Broyles winning the Miss America title wasn’t the first barrier broken by an Alaska woman this year. Last summer, teenager Lydia Jacoby of Seward, Alaska, came from out of nowhere to win the women’s 100-metre breaststroke at the Tokyo Olympic Games. She became the first Alaskan to ever qualify for the Olympics in swimming, let alone win gold.
“I think it’s incredibly cool that Alaskan women are representing Alaska, representing our home state so well and getting the recognition I think we deserve,” Broyles said.
Along with her title, Broyles earned just over $100,000 in college scholarships, which she calls a “life-changing amount of money”.
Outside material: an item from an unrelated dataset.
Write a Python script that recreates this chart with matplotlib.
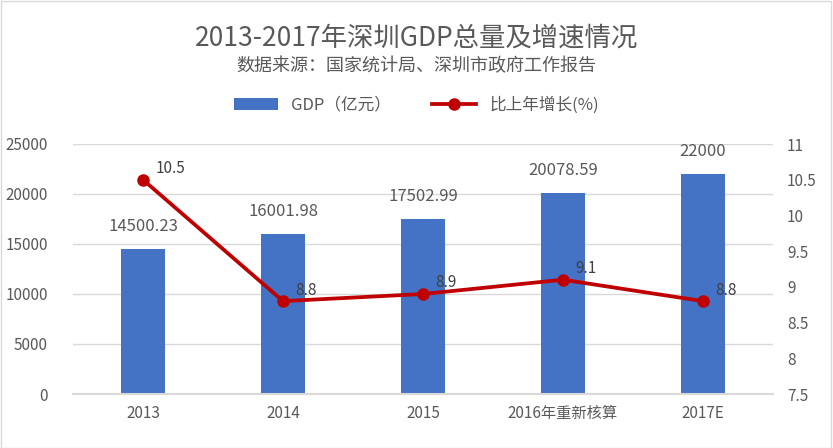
import matplotlib.pyplot as plt
from matplotlib.patches import Rectangle

plt.rcParams['font.family'] = ['Noto Sans CJK SC', 'DejaVu Sans']

# ------------------------- Dados -------------------------
years = ['2013', '2014', '2015', '2016年重新核算', '2017E']
gdp = [14500.23, 16001.98, 17502.99, 20078.59, 22000]
gdp_labels = ['14500.23', '16001.98', '17502.99', '20078.59', '22000']
growth = [10.5, 8.8, 8.9, 9.1, 8.8]
left_ticks = [0, 5000, 10000, 15000, 20000, 25000]
right_ticks = [7.5, 8, 8.5, 9, 9.5, 10, 10.5, 11]

BLUE = '#4472C4'
RED = '#C00000'
GREY = '#595959'
GRID = '#D9D9D9'

fig = plt.figure(figsize=(8.33, 4.48), dpi=100)
ax = fig.add_axes([73 / 833, 54 / 448, 700 / 833, 250 / 448])
ax2 = ax.twinx()

x = list(range(len(years)))
bars = ax.bar(x, gdp, width=0.31, color=BLUE, label='GDP（亿元）', zorder=2)
for xi, v, lab in zip(x, gdp, gdp_labels):
    ax.annotate(lab, (xi, v), xytext=(0, 10), textcoords='offset points',
                ha='center', va='bottom', fontsize=12, color=GREY)

ax.set_xlim(-0.5, len(years) - 0.5)
ax.set_ylim(0, 25000)
ax.set_yticks(left_ticks)
ax.set_yticklabels([str(t) for t in left_ticks])
ax.grid(axis='y', color=GRID, linewidth=1, zorder=0)
ax.set_axisbelow(True)
ax.set_xticks(x)
ax.set_xticklabels(years)
ax.tick_params(axis='x', length=0, pad=8, labelsize=11, labelcolor=GREY)
ax.tick_params(axis='y', length=0, pad=18, labelsize=11, labelcolor=GREY)
for s in ['top', 'left', 'right']:
    ax.spines[s].set_visible(False)
ax.spines['bottom'].set_color(GRID)
ax.spines['bottom'].set_linewidth(1.5)

line, = ax2.plot(x, growth, '-o', color=RED, linewidth=2.7, markersize=8,
                 label='比上年增长(%)', zorder=3)
for xi, v in zip(x, growth):
    ax2.annotate(str(v), (xi, v), xytext=(9, 8), textcoords='offset points',
                 ha='left', va='center', fontsize=11, color='#404040')
ax2.set_ylim(7.5, 11)
ax2.set_yticks(right_ticks)
ax2.set_yticklabels(['7.5', '8', '8.5', '9', '9.5', '10', '10.5', '11'])
ax2.tick_params(axis='y', length=0, pad=10, labelsize=11, labelcolor=GREY)
for s in ['top', 'left', 'right', 'bottom']:
    ax2.spines[s].set_visible(False)

fig.text(0.5, 1 - 38 / 448, '2013-2017年深圳GDP总量及增速情况',
         ha='center', va='center', fontsize=19, color=GREY)
fig.text(0.5, 1 - 66 / 448, '数据来源：国家统计局、深圳市政府工作报告',
         ha='center', va='center', fontsize=13, color=GREY)

fig.legend(handles=[bars, line], loc='center', bbox_to_anchor=(0.5, 1 - 105 / 448),
           ncol=2, frameon=False, fontsize=12, labelcolor=GREY,
           handlelength=2.6, columnspacing=2.5)

fig.patches.append(Rectangle((0.001, 0.001), 0.997, 0.997, transform=fig.transFigure,
                             fill=False, edgecolor=GRID, linewidth=1))

plt.savefig('out.png', dpi=100)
She’s currently a junior at Arizona State University located in Tempe, Arizona. She studies biomedical sciences and voice performance, loving her experience as a college student but also navigating the challenges that come with competing in pageants at the same time. “Keeping organized has been the single most important step in maintaining a busy schedule and ensuring that I am not missing anything,” she told an ASU news outlet in July. “I also heavily rely on my support systems and reach out to my family and friends if I ever feel discouraged or overwhelmed.”
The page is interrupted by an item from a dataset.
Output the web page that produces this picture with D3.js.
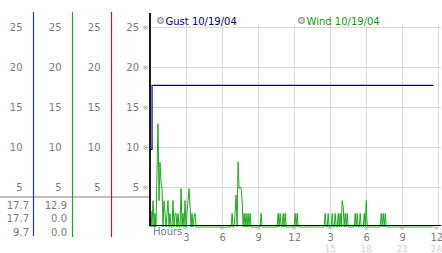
<!DOCTYPE html>
<html>
<head>
<meta charset="utf-8">
<script src="https://cdn.jsdelivr.net/npm/d3@7"></script>
<style>
  body { margin: 0; background: #fff; }
  text { font-family: 'DejaVu Sans', Verdana, sans-serif; }
</style>
</head>
<body>
<div id="chart"></div>
<script>
// Chart size
var w = 442;
var h = 253;

// Data
var yTicks = [5, 10, 15, 20, 25];
var hourTicks = [3, 6, 9, 12, 15, 18, 21, 24];
var legendLabels = ['Gust 10/19/04', 'Wind 10/19/04'];
var gustStats = [17.7, 17.7, 9.7];   // max, current, min
var windStats = [12.9, 0.0, 0.0];

// gust steps (hours, mph)
var gustHours = [0, 0.17, 23.6];
var gustValues = [9.7, 17.7, 17.7];

// wind readings every 5 minutes from midnight, one row per hour
var windStepMinutes = 5;
var windValues = [
  0, 2.0, 0, 3.3, 0, 1.7, 0, 7.1, 12.9, 3.3, 8.1, 5.6,
  4.8, 0, 3.3, 1.7, 0, 1.7, 3.3, 0, 1.7, 0, 0, 3.3,
  0, 1.7, 1.7, 0, 1.7, 0, 0, 4.8, 0, 1.7, 0, 3.3,
  0, 1.7, 3.3, 4.8, 2.6, 0, 1.7, 0, 1.2, 1.7, 0, 0,
  0, 0, 0, 0, 0, 0, 0, 0, 0, 0, 0, 0,
  0, 0, 0, 0, 0, 0, 0, 0, 0, 0, 0, 0,
  0, 0, 0, 0, 0, 0, 0, 0, 0, 0, 1.7, 0,
  0, 1.7, 4.0, 0, 8.1, 4.8, 5.0, 4.8, 3.3, 0, 1.7, 0,
  1.7, 0, 1.7, 0, 1.7, 0, 0, 0, 0, 0, 0, 0,
  0, 0, 0, 1.7, 0, 0, 0, 0, 0, 0, 0, 0,
  0, 0, 0, 0, 0, 0, 0, 0, 1.7, 0, 1.7, 0,
  0, 1.7, 0, 1.7, 0, 0, 0, 0, 0, 0, 0, 0,
  0, 1.7, 0, 1.7, 0, 0, 0, 0, 0, 0, 0, 0,
  0, 0, 0, 0, 0, 0, 0, 0, 0, 0, 0, 0,
  0, 0, 0, 0, 0, 0, 0, 1.7, 0, 0, 1.7, 0,
  0, 0, 1.7, 0, 0, 1.7, 0, 0, 1.7, 0, 1.7, 0,
  3.3, 2.6, 0, 1.7, 0, 1.7, 0, 0, 0, 0, 0, 0,
  0, 1.7, 0, 1.7, 0, 0, 1.7, 0, 0, 0, 1.7, 0,
  3.3, 0, 0, 0, 0, 0, 0, 0, 0, 0, 0, 0,
  0, 0, 0, 1.7, 0, 1.7, 0, 1.7, 0, 0, 0, 0,
  0, 0, 0, 0, 0, 0, 0, 0, 0, 0, 0, 0,
  0, 0, 0, 0, 0, 0, 0, 0, 0, 0, 0, 0,
  0, 0, 0, 0, 0, 0, 0, 0, 0, 0, 0, 0,
  0, 0, 0, 0, 0, 0, 0, 0
];

var gustColor = '#000080';
var windColor = '#1ea81e';
var labelColor = '#7c7c7c';

var svg = d3.select('#chart')
  .append('svg')
  .attr('width', w)
  .attr('height', h);

// Scales
var xScale = d3.scaleLinear().domain([0, 24]).range([150, 438.3]);
var yScale = d3.scaleLinear().domain([0, 25]).range([227, 27]);

// Gridlines
var grid = svg.append('g').attr('stroke', '#d9d9d9').attr('stroke-width', 1);
grid.selectAll('.hg')
  .data(yTicks)
  .enter()
  .append('line')
  .attr('x1', 150)
  .attr('x2', 441)
  .attr('y1', d => Math.round(yScale(d)) + 0.5)
  .attr('y2', d => Math.round(yScale(d)) + 0.5);
grid.selectAll('.vg')
  .data(hourTicks)
  .enter()
  .append('line')
  .attr('x1', d => Math.round(xScale(d)) + 0.5)
  .attr('x2', d => Math.round(xScale(d)) + 0.5)
  .attr('y1', 25)
  .attr('y2', 226);

// Left panel: one label column per series
var columns = [
  { x: 33.5, color: '#1f3c96', bottom: 236 },
  { x: 72.5, color: '#22a022', bottom: 237 },
  { x: 111.5, color: '#b22222', bottom: 237 },
];

// separator under the scale labels
svg.append('line')
  .attr('x1', 0)
  .attr('x2', 150)
  .attr('y1', 197)
  .attr('y2', 197)
  .attr('stroke', '#a8a8a8')
  .attr('stroke-width', 1.5);

columns.forEach(c => {
  svg.append('line')
    .attr('x1', c.x).attr('x2', c.x)
    .attr('y1', 12).attr('y2', c.bottom)
    .attr('stroke', c.color)
    .attr('stroke-width', 1.2);
});

[33.5, 72.5, 111.5, 150].forEach(cx => {
  var yAxis = d3.axisLeft(yScale)
    .tickValues(yTicks)
    .tickSize(0)
    .tickPadding(11);
  var g = svg.append('g')
    .attr('transform', `translate(${cx}, 0)`)
    .call(yAxis);
  g.select('.domain').remove();
  g.selectAll('text')
    .attr('fill', labelColor)
    .style('font-size', '10px')
    .style('font-family', "'DejaVu Sans', sans-serif");
});

// small tick glyphs next to main y labels
svg.selectAll('.ymark')
  .data(yTicks)
  .enter()
  .append('text')
  .attr('x', 145.5)
  .attr('y', d => yScale(d) + 2.5)
  .attr('text-anchor', 'middle')
  .attr('fill', '#a0a0a0')
  .style('font-size', '7px')
  .text('\u203B');

// stats under the separator
var statRows = [205, 218.5, 232.5];
svg.selectAll('.gstat')
  .data(gustStats)
  .enter()
  .append('text')
  .attr('x', 29)
  .attr('y', (d, i) => statRows[i])
  .attr('dy', '0.35em')
  .attr('text-anchor', 'end')
  .attr('fill', labelColor)
  .style('font-size', '10px')
  .text(d => d.toFixed(1));
svg.selectAll('.wstat')
  .data(windStats)
  .enter()
  .append('text')
  .attr('x', 67)
  .attr('y', (d, i) => statRows[i])
  .attr('dy', '0.35em')
  .attr('text-anchor', 'end')
  .attr('fill', labelColor)
  .style('font-size', '10px')
  .text(d => d.toFixed(1));

// Series
var windData = windValues.map((v, i) => ({ hour: i * windStepMinutes / 60, value: v }));
var gustData = gustHours.map((t, i) => ({ hour: t, value: gustValues[i] }));

var windLine = d3.line()
  .x(d => xScale(d.hour))
  .y(d => yScale(d.value));

var gustLine = d3.line()
  .x(d => xScale(d.hour))
  .y(d => yScale(d.value))
  .curve(d3.curveStepAfter);

svg.append('path')
  .datum(windData)
  .attr('d', windLine)
  .attr('fill', 'none')
  .attr('stroke', windColor)
  .attr('stroke-width', 1);

// main axes
svg.append('line')
  .attr('x1', 150).attr('x2', 441)
  .attr('y1', 225.5).attr('y2', 225.5)
  .attr('stroke', '#000')
  .attr('stroke-width', 1.2);
svg.append('line')
  .attr('x1', 150).attr('x2', 150)
  .attr('y1', 13).attr('y2', 226)
  .attr('stroke', '#000')
  .attr('stroke-width', 1.8);

svg.append('path')
  .datum(gustData)
  .attr('d', gustLine)
  .attr('fill', 'none')
  .attr('stroke', gustColor)
  .attr('stroke-width', 1.2);

// X axis labels (12 hour clock, 24h below)
var xAxis = d3.axisBottom(xScale)
  .tickValues(hourTicks)
  .tickSize(0)
  .tickPadding(0)
  .tickFormat(d => d > 12 ? d - 12 : d);
var xg = svg.append('g')
  .attr('transform', 'translate(0, 234)')
  .call(xAxis);
xg.select('.domain').remove();
xg.selectAll('text')
  .attr('fill', labelColor)
  .attr('x', d => d === 24 ? -2 : 0)
  .style('font-size', '10px')
  .style('font-family', "'DejaVu Sans', sans-serif");

svg.selectAll('.xmark')
  .data(hourTicks)
  .enter()
  .append('text')
  .attr('x', d => xScale(d) + (d === 24 ? -2 : 0))
  .attr('y', 230)
  .attr('text-anchor', 'middle')
  .attr('fill', '#a0a0a0')
  .style('font-size', '6.5px')
  .text('\u203B');

svg.selectAll('.x24')
  .data(hourTicks.filter(d => d > 12))
  .enter()
  .append('text')
  .attr('x', d => xScale(d) + (d === 24 ? -2 : 0))
  .attr('y', 252)
  .attr('text-anchor', 'middle')
  .attr('fill', '#d2d2d2')
  .style('font-size', '9px')
  .text(d => d);

svg.append('text')
  .attr('x', 153)
  .attr('y', 235)
  .attr('fill', labelColor)
  .style('font-size', '10px')
  .text('Hours');

// Legend
var legendX = [160.5, 301.5];
var legendColors = [gustColor, '#119911'];
legendLabels.forEach((label, i) => {
  svg.append('circle')
    .attr('cx', legendX[i])
    .attr('cy', 20.5)
    .attr('r', 2.8)
    .attr('fill', '#d8d8d8')
    .attr('stroke', '#999')
    .attr('stroke-width', 1.2);
  svg.append('text')
    .attr('x', legendX[i] + 5)
    .attr('y', 24.5)
    .attr('fill', legendColors[i])
    .style('font-size', '10px')
    .text(label);
});
</script>
</body>
</html>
Although the South West was a definite change for the Anchorage native, she noted how she “fell in love” with the campus and atmosphere of the Tempe locale, thus influencing her decision to attend the school. “I really felt at home when I visited ASU and I did not get that same feeling when touring other campuses, so I knew that ASU was the school for me,” she shared. “It also helped that ASU has great merit-based scholarships that help me pay for most of my degree and such a strong honors college.” But for the next year, she will travel about 20,000 miles (32,187 kilometres) every month serving as a role model and advocate for young women, the Miss America Organisation said.
Broyles’ future plans include becoming a dermatologist and returning to Alaska to practise her profession. “There’s just something special about Anchorage, which is why I know that I want to spend the rest of my life in Anchorage, even despite this little hiatus I’m taking,” she said. She said the scholarship money will allow her to attend medical school.
As a 15-year-old in 2017, Emma began competing in her hometown of Anchorage, Alaska, going on to win Miss Alaska’s Outstanding Teen that year. She then went on to compete in Miss America’s Outstanding Teen in Florida, but took a hiatus from competing after that pageant. “After my year as Miss Alaska’s Outstanding Teen, I took a four-year break from competing until this year, when I decided to return to the stage and compete for the title of Miss Alaska 2021,” she told an Arizona State University news outlet (where she attends college). The student has been sure to shout-out her friends and family members for supporting her in her various pageant ventures, from teen competitions to the top prize in the states!
The 2022 Miss America’s court includes Lauren Alabama of Alabama, Elizabeth Pierre of Massachusetts, Sydney Park of New York and Abigail Hayes of Oregon as first, second, third and fourth runners-up, respectively.